HARARE-- The third high-profile British government envoy within the past three months has arrived in Zimbabwe for talks with the new political leadership here as the two countries continue taking strides towards restoration of normal relations.
Ties between Harare and London have been strained over the past two decades after Britain sided with her kith and kin in Zimbabwe whose prime agricultural land the government expropriated for redistribution to the previously marginalized majority blacks.
The dispute resulted in Britain mobilizing other Western countries and the United States to impose sanctions on Zimbabwe as punishment for reclaiming land which the settlers had taken away from the indigenous people when they first arrived on the continent.

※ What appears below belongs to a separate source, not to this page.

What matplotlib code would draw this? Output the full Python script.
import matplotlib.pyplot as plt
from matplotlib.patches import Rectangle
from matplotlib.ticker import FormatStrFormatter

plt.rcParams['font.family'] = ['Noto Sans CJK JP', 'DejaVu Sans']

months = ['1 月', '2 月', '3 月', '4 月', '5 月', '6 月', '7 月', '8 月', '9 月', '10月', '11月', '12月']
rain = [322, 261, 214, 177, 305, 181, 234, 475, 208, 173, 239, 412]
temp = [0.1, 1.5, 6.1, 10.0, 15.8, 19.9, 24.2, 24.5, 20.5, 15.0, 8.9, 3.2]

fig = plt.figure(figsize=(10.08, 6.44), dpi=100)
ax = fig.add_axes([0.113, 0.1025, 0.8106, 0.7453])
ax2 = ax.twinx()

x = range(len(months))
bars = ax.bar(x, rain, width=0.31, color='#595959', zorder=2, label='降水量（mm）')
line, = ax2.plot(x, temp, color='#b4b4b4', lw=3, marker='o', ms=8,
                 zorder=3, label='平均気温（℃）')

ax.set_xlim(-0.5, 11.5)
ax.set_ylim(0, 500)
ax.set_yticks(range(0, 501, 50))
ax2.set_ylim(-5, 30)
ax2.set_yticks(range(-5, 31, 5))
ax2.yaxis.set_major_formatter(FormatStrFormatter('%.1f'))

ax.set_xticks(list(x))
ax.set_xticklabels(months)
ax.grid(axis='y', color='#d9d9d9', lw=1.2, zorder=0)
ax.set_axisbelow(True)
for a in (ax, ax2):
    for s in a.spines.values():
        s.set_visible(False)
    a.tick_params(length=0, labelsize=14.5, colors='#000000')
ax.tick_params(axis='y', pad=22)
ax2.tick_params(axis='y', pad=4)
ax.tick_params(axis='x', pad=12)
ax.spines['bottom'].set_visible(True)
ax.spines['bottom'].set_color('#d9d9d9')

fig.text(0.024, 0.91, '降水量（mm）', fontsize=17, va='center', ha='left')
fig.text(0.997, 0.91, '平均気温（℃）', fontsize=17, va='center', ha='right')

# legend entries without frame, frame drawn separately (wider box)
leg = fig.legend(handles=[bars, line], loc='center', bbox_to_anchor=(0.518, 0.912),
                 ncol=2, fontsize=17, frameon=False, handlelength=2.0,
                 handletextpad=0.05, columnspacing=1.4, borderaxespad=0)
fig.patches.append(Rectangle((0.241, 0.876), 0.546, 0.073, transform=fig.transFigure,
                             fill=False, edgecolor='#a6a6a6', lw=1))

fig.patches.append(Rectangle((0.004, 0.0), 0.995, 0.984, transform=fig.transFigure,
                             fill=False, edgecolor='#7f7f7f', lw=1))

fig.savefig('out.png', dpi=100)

The embargo fueled economic meltdown in the southern African country as Harare suffered from the isolation which saw the country failing to attract foreign direct investment as well as losing support from international
Zimbabwe had gained independence from Britain in 1980 following a protracted war of of liberation.
Following a dramatic change in the administration in Harare last November which saw former president Robert Mugabe resigning after leading the country for 37 years from 1980 and President Emmerson Mnangagwa taking over, Britain has been keen to thaw relations, sending its first envoy to attend the inauguration of the new President.
The new administration in harare has also expressed its willingness to mend bridges with all former enemies of the country.
British Minister for Africa Harriet Baldwin flew into Harare Thursday and held talks which lasted nearly an hour with Zimbabwe's Foreign Affairs and International Trade Minister, retired Lieutenant-General Sibusiso Moyo.
Baldwin, who is expected to meet President Mnangagwa on Friday, told the media after the closed-door meeting that the discussions tackled wide ranging issues around strengthening ties between the two countries.
She chose to make Zimbabwe her first African destination, since her appointment early this year. It's a great pleasure for me to be having my first visit as the new Minister for Africa, to Zimbabwe. We had wide-ranging discussions. We touched on a number of different areas, she said. We are looking forward to work closely with the people of Zimbabwe at this historic time.
Baldwin said the talks also tackled the contentious issue of sanctions imposed on Zimbabwe almost two decades ago and the way forward. She said Zimbabwe had the final say on whether it would re-join the Commonwealth, a grouping of former British colonies.
Zimbabwe pulled out of the Commonwealth 16 years ago over political differences with Britain.
Besides Baldwin, Roy Stewart, the former Minister for Africa and Sir Simon Gerard McDonald, the permanent under secretary at the Foreign and Commonwealth Office, have also visited the country, in a show of seriousness for re-engagement by the British government.